Alın ve hürmet.. Alın ve şefkat.. Alın ve dostluk..
Çocukken annem ya da babam ya da babaannem ve yahutta herhangi bir büyüğüm, hastalandığımda ilk olarak ellerini alnıma koyarak ateşime bakarlardı. Bu bana muhteşem bir güç verirdi. Önemsendiğimi, sevildiğimi hissederdim.
Muammer Dolmacı merhumun bir arkadaşına sarılırken alnını arkadaşının alnına dayaması merhum hocamın da dikkatini çekmiş. Dostluğu pekiştiren içten bir jest demekki.
Şimdi erkekler selamlaşırken buna benzer bir şey yapıyorlar. Fakat asla hocaefendinin Muammer Dolmacı'da bahsettiği 'insanın boynuna sarılır, bazan alnını alnına dayar, kalp kazanacak, gönül yapacak, sevgi uyandıracak tatlı şeyler söylerdi.' ifadesinin yansıttığı dostluğu sergileyemiyorlar. Şimdiki adamların alın alına selamlaşmaları, alnı alna değdirmek değil, alın tokuşturmak tarzında. Çok affedersiniz tekelerin süsüşmelerine benziyor. Birbirlerinden uzak ve iticiler..

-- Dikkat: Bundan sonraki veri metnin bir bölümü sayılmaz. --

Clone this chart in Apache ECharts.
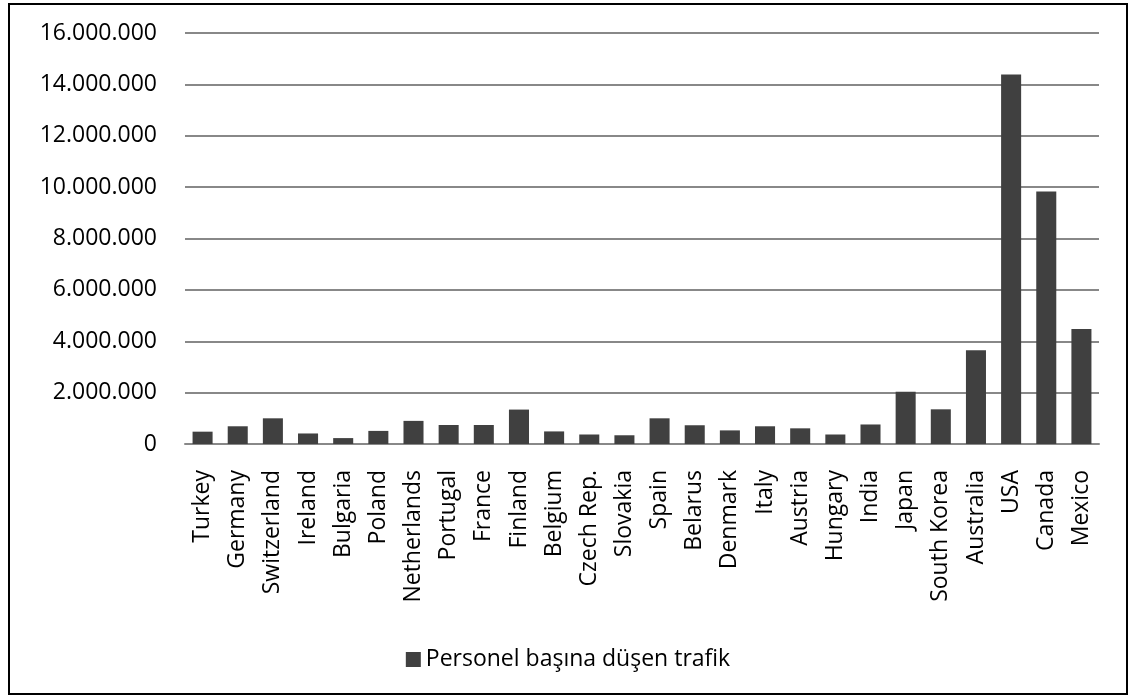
<!DOCTYPE html>
<html>
<head>
<meta charset="utf-8">
<script src="https://cdn.jsdelivr.net/npm/echarts@6/dist/echarts.min.js"></script>
<style>
    * { margin: 0; padding: 0; }
    body { background: #fff; width: 1129px; height: 695px; position: relative; }
    #main {
        position: absolute; left: 8px; top: 3px;
        width: 1120px; height: 692px;
        border: 2px solid #000; box-sizing: border-box;
    }
</style>
</head>
<body>
<div id="main"></div>
<script>
    // ülkeler
    var countries = ['Turkey', 'Germany', 'Switzerland', 'Ireland', 'Bulgaria', 'Poland',
        'Netherlands', 'Portugal', 'France', 'Finland', 'Belgium', 'Czech Rep.', 'Slovakia',
        'Spain', 'Belarus', 'Denmark', 'Italy', 'Austria', 'Hungary', 'India', 'Japan',
        'South Korea', 'Australia', 'USA', 'Canada', 'Mexico'];
    var traffic = [480000, 690000, 1000000, 410000, 230000, 510000,
        900000, 740000, 740000, 1340000, 490000, 370000, 340000,
        1000000, 730000, 530000, 690000, 610000, 370000, 760000, 2030000,
        1350000, 3650000, 14380000, 9830000, 4480000];
    var yTicks = [0, 2000000, 4000000, 6000000, 8000000, 10000000, 12000000, 14000000, 16000000];
    var seriesName = 'Personel başına düşen trafik';

    function fmt(v) {
        return String(v).replace(/\B(?=(\d{3})+(?!\d))/g, '.');
    }

    var chart = echarts.init(document.getElementById('main'));
    chart.setOption({
        animation: false,
        textStyle: { fontFamily: 'Open Sans' },
        grid: { left: 175, right: 27, top: 28, bottom: 249 },
        legend: {
            data: [seriesName],
            left: 'center',
            top: 638,
            itemWidth: 15,
            itemHeight: 15,
            itemGap: 5,
            icon: 'rect',
            textStyle: { fontSize: 23, color: '#000', fontFamily: 'Open Sans' }
        },
        xAxis: {
            type: 'category',
            data: countries,
            axisTick: { show: false },
            axisLine: { lineStyle: { color: '#888', width: 2 } },
            axisLabel: {
                rotate: 90, interval: 0, margin: 26,
                fontSize: 23, color: '#000', fontFamily: 'Open Sans'
            }
        },
        yAxis: {
            type: 'value',
            min: yTicks[0],
            max: yTicks[yTicks.length - 1],
            interval: yTicks[1] - yTicks[0],
            axisLine: { show: false },
            axisTick: { show: false },
            splitLine: { lineStyle: { color: '#888', width: 2 } },
            axisLabel: {
                margin: 28, fontSize: 23, color: '#000', fontFamily: 'Open Sans',
                formatter: fmt
            }
        },
        series: [{
            name: seriesName,
            type: 'bar',
            barCategoryGap: '43%',
            itemStyle: { color: '#404040' },
            data: traffic
        }]
    });
</script>
</body>
</html>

Örf ve adetimizde, güzel dinimizde selamlaşmanın müstesna bir yeri vardır. Bu yüzden ecdadımız adab-ı muaşeretin bir çeşidi olan selamlaşma konusunda eserler yazmışlar, Türk-İslam kültüründe selamı bir inci gibi işlemişlerdir. Bunlardan iki örnek sunuyorum. Adab-ı muaşeretin anlatıldığı bir yerde selamlaşmayı bakın nasıl tanımlamışlar;
İki kişinin karşılaşınca, birbirleriyle önce elele tutuşmaları (musafaha), yani avuçlarının içlerini birbirine yapıştırıp, sonra birbirlerine sarılıp yüz-yüze bakışmaları gerekir.

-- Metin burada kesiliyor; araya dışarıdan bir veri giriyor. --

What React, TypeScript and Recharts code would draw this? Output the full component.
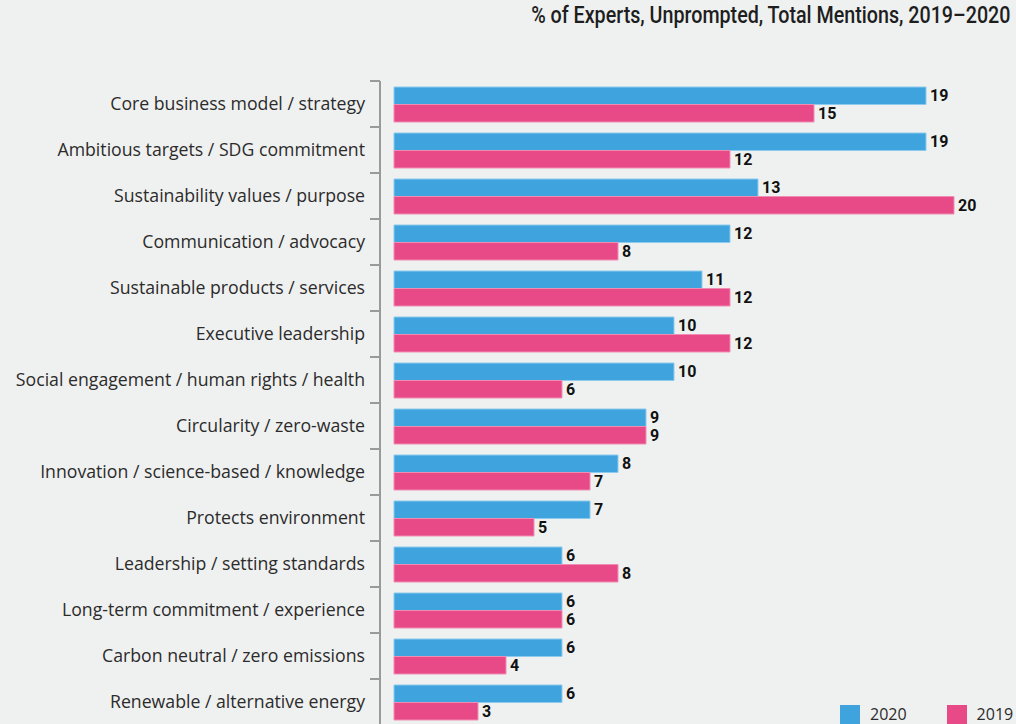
import React from 'react';
import { Bar, BarChart, LabelList, XAxis, YAxis } from 'recharts';

const CATEGORIES = [
  'Core business model / strategy',
  'Ambitious targets / SDG commitment',
  'Sustainability values / purpose',
  'Communication / advocacy',
  'Sustainable products / services',
  'Executive leadership',
  'Social engagement / human rights / health',
  'Circularity / zero-waste',
  'Innovation / science-based / knowledge',
  'Protects environment',
  'Leadership / setting standards',
  'Long-term commitment / experience',
  'Carbon neutral / zero emissions',
  'Renewable / alternative energy',
];

const VALUES_2020 = [19, 19, 13, 12, 11, 10, 10, 9, 8, 7, 6, 6, 6, 6];
const VALUES_2019 = [15, 12, 20, 8, 12, 12, 6, 9, 7, 5, 8, 6, 4, 3];

const SERIES = [
  { key: 'y2020', label: '2020' },
  { key: 'y2019', label: '2019' },
];

const COLORS = {
  bg: '#eff1f0',
  blue: '#3fa3de',
  blueEdge: '#8ccbee',
  pink: '#e84a87',
  pinkEdge: '#f08db3',
  axis: '#9a9a9a',
  text: '#2b2b2b',
};

const rows = CATEGORIES.map((name, i) => ({
  name,
  y2020: VALUES_2020[i],
  y2019: VALUES_2019[i],
}));

const BAND = 46;
const AXIS_X = 380;

// category label + tick mark at the top edge of each band
const CategoryTick = (props: any) => {
  const { y, payload } = props;
  return (
    <g>
      <line x1={AXIS_X - 10} x2={AXIS_X} y1={y - BAND / 2} y2={y - BAND / 2} stroke={COLORS.axis} strokeWidth={2} />
      <text
        x={AXIS_X - 15}
        y={y}
        dy="0.35em"
        textAnchor="end"
        fontFamily='"Open Sans", sans-serif'
        fontSize={17.7}
        fill={COLORS.text}
      >
        {payload.value}
      </text>
    </g>
  );
};

const valueLabelStyle = {
  fontFamily: 'Roboto, sans-serif',
  fontWeight: 700,
  fontSize: 16,
  fill: '#111',
};

export default function App() {
  const colorOf: Record<string, string> = { y2020: COLORS.blue, y2019: COLORS.pink };
  return (
    <div
      style={{
        position: 'fixed',
        left: 0,
        top: 0,
        width: 1016,
        height: 724,
        overflow: 'hidden',
        background: COLORS.bg,
      }}
    >
      <div
        style={{
          position: 'absolute',
          right: 6,
          top: 1,
          fontFamily: 'Roboto, sans-serif',
          fontWeight: 500,
          fontSize: 24,
          color: '#1e1e1e',
          whiteSpace: 'nowrap',
          transform: 'scaleX(0.82)',
          transformOrigin: 'right center',
        }}
      >
        % of Experts, Unprompted, Total Mentions, 2019–2020
      </div>
      <BarChart
        width={1016}
        height={740}
        data={rows}
        layout="vertical"
        margin={{ top: 81, right: 6, bottom: 15, left: 0 }}
        barGap={0}
        barCategoryGap={5}
      >
        <XAxis type="number" domain={[-0.5, 22]} hide />
        <YAxis
          type="category"
          dataKey="name"
          width={AXIS_X}
          interval={0}
          axisLine={{ stroke: COLORS.axis, strokeWidth: 2 }}
          tickLine={false}
          tick={<CategoryTick />}
        />
        <Bar
          dataKey="y2020"
          name="2020"
          fill={COLORS.blue}
          stroke={COLORS.blueEdge}
          strokeWidth={1}
          barSize={17.5}
          isAnimationActive={false}
        >
          <LabelList dataKey="y2020" position="right" offset={4} style={valueLabelStyle} />
        </Bar>
        <Bar
          dataKey="y2019"
          name="2019"
          fill={COLORS.pink}
          stroke={COLORS.pinkEdge}
          strokeWidth={1}
          barSize={17.5}
          isAnimationActive={false}
        >
          <LabelList dataKey="y2019" position="right" offset={4} style={valueLabelStyle} />
        </Bar>
      </BarChart>
      <div
        style={{
          position: 'absolute',
          left: 840,
          top: 703,
          display: 'flex',
          fontFamily: '"Open Sans", sans-serif',
          fontSize: 16,
          color: COLORS.text,
        }}
      >
        {SERIES.map((s, i) => (
          <div key={s.key} style={{ display: 'flex', alignItems: 'center', marginLeft: i === 0 ? 0 : 40 }}>
            <span style={{ display: 'inline-block', width: 20, height: 19, background: colorOf[s.key], marginRight: 10 }} />
            <span>{s.label}</span>
          </div>
        ))}
      </div>
    </div>
  );
}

Bir de temanna varmış ki eskilerin selamlaşmalarıymış, şöyle ki;
Sünnet medeniyetinin çocukları olan Osmanlı, 'Gülümseyiniz, müminin mümine gülümsemesi sadakadır' hadisi ve 'selamı yayınız' tavsiyesi çerçevesinde, gülümseyerek selam verirlerdi. Bunu yalnızca sözle yapmaz; bir elini 'muhabbetin yüreğimde' anlamında göğsüne bastırır, sonra 'yadın dilimde' anlamında dudaklarına değdirir, oradan da 'başımın üzerinde yerin var' anlamında başına koyarlardı. Bu selamlaşma usülüne temanne denirdi. (Yavuz Bahadıroğlu'nun bir yazısından)
Bana bu yazıyı yazmamda ilham olan merhum Muammer Dolmacı'nın anlatıldığı makalenin edep, sevgi, dostluk örneklerinin en güzelleriyle dolu iki bölümle de yazımı sonlandırıyorum.
''Çok iyi bir dervişti, şeyh ve müridlerinin sevgi ve iltifatına mazhar olduğunu iyi biliyorum. Bir kere hocamız Muhammed Zahid Kaddesallahü sırrahu hazretlerine bir tebrik mektubu göndermiş, kısa bir kaç paragraf, fakat sevgi, saygı samimiyet ve edep, timsali... Hocam açtı, okudu, çok beğenmiş olarak bendenize uzattı: 'Bak oku, edep, ihlas, bağlılık, dervişlik nasıl oluyor, gör' buyurdu.''
*******
''Hocalarına çok bağlı ve itaatli idi. Bir kere müsteşar iken, bir bölge müdürünü takip ve teftiş sonucu, isyan ve itaatsizliğinden dolayı cezalandırması noktasına gelmiş. O müdür İskenderpaşa'da hocamıza gelip yalvarıp, yakarmış. Ben de Ankara'dan kısa bir müddet İstanbul'a gelmiş dönüyordum. Hocam:
-Es'ad Muammer'e söyle, filanca müdüre ceza vermesin, buyurdu.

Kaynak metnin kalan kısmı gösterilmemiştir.